In a recent study on the analytics tools and skills of executives in the analytics industry, it was revealed that while the vast majority of organizations view analytics as critical to day-to-day decisions, there is a current shortage of analytics talent which prevents further adoption of the instrument to advance the organisation’s goals.
Nearly 83 percent of survey respondents indicated that analytics is critical to their organizations’ decision-making processes and that they rely on data-driven insight rather than past experiences, intuitions and gut feelings.

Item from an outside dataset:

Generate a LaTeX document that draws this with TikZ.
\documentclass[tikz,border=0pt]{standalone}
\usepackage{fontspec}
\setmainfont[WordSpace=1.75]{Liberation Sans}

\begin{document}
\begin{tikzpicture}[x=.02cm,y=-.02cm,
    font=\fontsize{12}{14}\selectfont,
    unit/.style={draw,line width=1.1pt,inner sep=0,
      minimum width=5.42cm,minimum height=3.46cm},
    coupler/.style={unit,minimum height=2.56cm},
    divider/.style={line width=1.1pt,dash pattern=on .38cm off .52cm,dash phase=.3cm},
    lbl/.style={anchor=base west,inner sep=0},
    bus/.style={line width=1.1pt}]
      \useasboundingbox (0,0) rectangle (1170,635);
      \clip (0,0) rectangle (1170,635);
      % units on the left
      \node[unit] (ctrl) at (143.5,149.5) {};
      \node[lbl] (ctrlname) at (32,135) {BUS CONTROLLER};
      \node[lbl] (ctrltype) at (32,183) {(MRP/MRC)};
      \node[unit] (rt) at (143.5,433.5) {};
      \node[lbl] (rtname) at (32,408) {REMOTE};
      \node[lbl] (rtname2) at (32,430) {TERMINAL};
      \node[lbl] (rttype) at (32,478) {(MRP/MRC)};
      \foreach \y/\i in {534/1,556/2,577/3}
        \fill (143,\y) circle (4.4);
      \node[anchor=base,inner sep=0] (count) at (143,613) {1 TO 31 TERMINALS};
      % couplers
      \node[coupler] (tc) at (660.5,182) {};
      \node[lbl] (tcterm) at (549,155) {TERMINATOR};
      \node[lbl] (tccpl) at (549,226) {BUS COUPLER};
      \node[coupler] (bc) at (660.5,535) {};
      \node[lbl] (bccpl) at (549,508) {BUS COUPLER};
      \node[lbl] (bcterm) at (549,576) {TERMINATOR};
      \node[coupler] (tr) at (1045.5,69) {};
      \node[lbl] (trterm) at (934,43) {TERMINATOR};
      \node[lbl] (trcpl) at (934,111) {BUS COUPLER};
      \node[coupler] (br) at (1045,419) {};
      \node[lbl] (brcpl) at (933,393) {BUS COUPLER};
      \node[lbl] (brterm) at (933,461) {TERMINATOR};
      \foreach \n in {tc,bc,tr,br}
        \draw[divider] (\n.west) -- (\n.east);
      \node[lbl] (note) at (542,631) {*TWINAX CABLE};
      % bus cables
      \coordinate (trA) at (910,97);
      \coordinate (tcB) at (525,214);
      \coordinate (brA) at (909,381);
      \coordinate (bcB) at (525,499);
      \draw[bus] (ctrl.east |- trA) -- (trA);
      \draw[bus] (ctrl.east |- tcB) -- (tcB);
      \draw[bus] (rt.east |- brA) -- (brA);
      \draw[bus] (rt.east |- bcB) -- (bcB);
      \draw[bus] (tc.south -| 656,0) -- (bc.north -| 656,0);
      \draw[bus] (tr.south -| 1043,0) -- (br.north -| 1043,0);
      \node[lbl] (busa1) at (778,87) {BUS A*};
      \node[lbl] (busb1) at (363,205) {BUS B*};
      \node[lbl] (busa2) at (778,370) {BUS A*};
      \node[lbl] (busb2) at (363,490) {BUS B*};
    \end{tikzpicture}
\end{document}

Although the vast majority felt that analytics is important, more than 65 percent of respondents believe that their organization has a shortage of people with skills to glean insights from data.
The survey found that the biggest factors holding organizations back from using analytics include:
- Lack of skills/training/education (19 percent)
- Lack of funding or resources (18 percent)
- Inadequate support from executives (10 percent)
- Data is not integrated (9 percent)
Further, respondents felt that the skills most urgently needed in their organizations include statistics, math or quantitative skills (48 percent), analytics tools training (40 percent) and critical thinking (28 percent). Critical thinking (43 percent) and math and quantitative skills (41 percent) were identified as the top abilities that are necessary for respondents to be successful in their roles. To make their jobs easier and more valuable, respondents recommended implementing self-service tools for the data warehouse and business intelligence platforms (23 percent), more resources or funding (13 percent) and increased awareness of the opportunities to apply analytics, including Big Data initiatives (13 percent).
BLM Managerial Implication
Organisations have to employ strategies to close this gap, combining education and training on current executives involved in the area using advanced analytical platforms in order to match supply with demand. While most organizations expressed a commitment to analytics, they do not necessarily use the same structural approach. The business and IT departments of 62% of organisations have analytics resources and capabilities, but these departments function independently of each other rather than collaboratively. It behooves organisations to take a look at how this can be restructured or culturally reoriented to better ensure synergies are achieved.